A shout out for nudging DEQ to push back goes to Garrett Ellison, an investigative reporter who writes for MLive, a media group that offers digital access to ten Michigan newspapers. Ellison uncovered that Nestlé’s claim that its pumping would have no “measurable effects” on the local springs and wetlands conflicted with the company’s own aquifer pump tests, conducted in 2000. He obtained Nestlé’s pump test documents under a public records request. After DEQ placed these test results on its webpage on Nestlé’s application, independent scientists skewered Nestlé’s conclusion that increased pumping would have no “measurable effects.” After Ellison’s reporting was covered by the Detroit Free Press and the New York Times, Nestlé’s marketing strategy become a regional and then national issue.

Media attention continued in August 2017, when consumers in Connecticut filed a federal class action, which described Nestlé’s marketing of its Poland Spring water in Maine as “a colossal fraud.” The lawsuit seeks damages for false advertising and deceptive labeling, claiming that what Nestlé is selling is not “spring” water and that Poland Spring actually went dry 50 years ago. Maybe that’s why critics in Maine have long ridiculed Nestlé’s Poland Spring as “Stolen Spring.”

In Florida in the 1990s, Nestlé proposed to pump 657 million gallons annually from a well near a spring. The company’s hydrologist testified at a hearing that “you will not be able to detect” a change in the flow of a nearby river. A colleague of mine, who is a prominent hydrologist, dismisses such extravagant claims as coming from “hydrostitutes.”

The new lawsuit is not the first-time consumers have attacked Nestlé for its Poland Spring water. Shortly after I published Water Follies, I received a call from a lawyer who was suing Nestlé for reasons similar to the new suit. That suit settled in 2003 (as did a flurry of other class actions). When I called the lawyer to find out the terms of the settlement, he told me that he had signed a confidentiality agreement. But the settlement changed nothing on the ground for consumers. For the last 14 years, Nestlé has continued to sell Poland Spring water, with annual revenues between $300 million and $900 million.

Recent lawsuits, including ones against Nestlé’s Ice Mountain brand in Chicago and Nestlé’s Arrowhead Mountain Spring Water division for taking water from the San Bernardino National Forest in California, seem to have prompted Nestlé to reexamine its communications strategy. In June 2017, the company released “Perspectives on America’s Water,” a survey of more than 5,000 adults across the country. Nestlé included in its sampling the opinions of water utility managers, government officials, academics, and employees of NGOs. The study found substantial public concern for the quality of municipal water supplies, and almost universal agreement that failure to invest in the country’s water infrastructure now will end up costing more in the future.

In the past, critics (especially Peter Gleick, author of Bottled and Sold) have accused the bottled water industry, including Nestlé, of engaging in a shameful marketing campaign to undermine the public’s confidence in the safety of municipal tap water. This report could be interpreted as a subtler attack on public water supplies, but its tone suggests an idealistic non-governmental organization sounding the alarm. Is Nestlé pivoting away from a narrow focus on its bottom line?

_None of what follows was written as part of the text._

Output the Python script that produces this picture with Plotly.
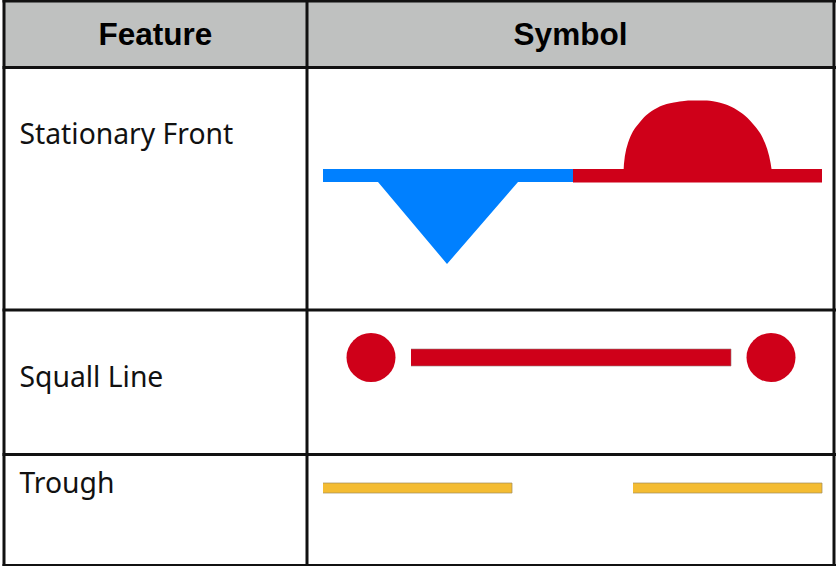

In 2016, Nestlé named Nelson Switzer its chief sustainability officer. In May 2017, according to Garret Ellison of MLive, Switzer convened a private roundtable on the future of water at an exclusive Detroit restaurant. The guest list for dinner, which coincided with a major conference on Sustainable Brands held at Detroit’s Cobo Hall, included important academics and representatives of major environmental organizations, as well as business leaders. The discussion covered broad topics, such as water value, distribution, access, and security. To some guests, the central issue seemed to be whether water is a right, a public or private resource, or a common resource. In this context, Nestlé may be shifting its emphasis from providing a product to providing a service: the distribution of water. Switzer intends to hold dozens of these meetings as he explores whether “we could all collaborate to ensure there’s sustainable management of this precious natural resource.”

If Switzer intends to rebrand Nestlé, he has his work cut out for him. In Oregon, Nestlé has spent ten years trying to secure rights to water from Oxbow Springs, located near the City of Cascade Locks in Hood River County, which lies in the Columbia River Gorge, about 40 miles east of Portland.

Opposition from local and national environmental groups, including Food and Water Watch, initially stalled the project. The City of Cascade Locks ultimately agreed to sell Nestlé water rights to Oxbow Spring, but that prompted opponents to propose an amendment to the Hood River County charter. The amendment, which passed overwhelmingly in 2016, bans commercial producers from bottling more than 1,000 gallons per day. A Food and Water Watch organizer explained that “water should not be made into a commodity.”

But that principle apparently does not apply to craft breweries. There are 10 craft breweries in and around Hood River. The water used by some of them, including Full Sail Brewery, is spring water that Nestlé would love to bottle itself. The message sent by Oregon voters seems to be that it’s bad to bottle water unless it’s craft beer. Dislike of Nestlé apparently runs so deep that Oregonians have no objection to water being used commercially, just so long as it’s not by Nestlé.

If an effort to rebrand Nestlé is to be successful, perhaps the company should stop selling spring water. That significant pivot might change people’s perception of Nestlé. If the company is unwilling to take that step, the pending litigation may ultimately achieve the same result.